Is viewing child pornography on the Internet distinct from possessing it? Increasingly this is a question of statutory interpretation of the terms “possession,” “possess,” and “control” in child pornography laws throughout the United States. Riding on the outcome of how courts resolve the questions are the fate and freedom of an increasing number of individuals arrested for possessing child pornography on their computer hard drives.

For instance, the Supreme Court of Michigan in 2010 grappled with the issue in State v. Flick, 790 N.W.2d 295 (Mich. 2010). The defendants intentionally accessed and purposely viewed depictions of child sexually abusive material on the Internet, but the only such matter later found on their computers was automatically stored in temporary Internet files.
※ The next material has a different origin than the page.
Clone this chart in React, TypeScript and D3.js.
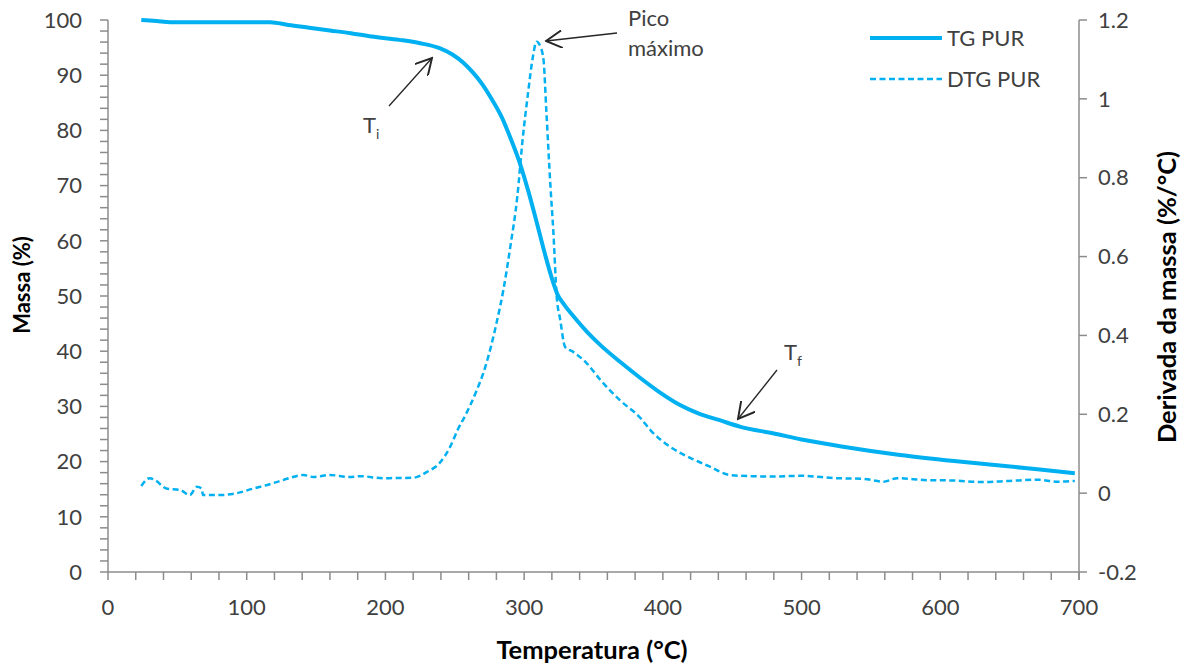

The court concluded that the word “possesses” in the phrase “[a] person who knowingly possesses any child sexually abuse material” includes both “actual and constructive possession. . . . As a result, each defendant constructively possessed those images, which amounts to possession of child sexually abusive material.”

The Supreme Court of Oregon in State v. Barger, 247 P.3d 309 (Ore. 2011), confronted a similar issue based on evidence showing only that the person searched for and found such images through the Internet on his or her computer. The court concluded that the “statute requires something more than simple accessing and looking at incorporeal material of the kind involved here to ‘possess’ or ‘control’ that material.” It added that there was “no evidence in the record suggesting that defendant knew about the computer’s automatic caching function or how to access material in the cache.”

This article merely hits the tip of the iceberg of issues raised by technological advances. Technology will continue to test the limits of laws regarding sexually explicit expression, with lawmakers too often scrambling to play catch-up.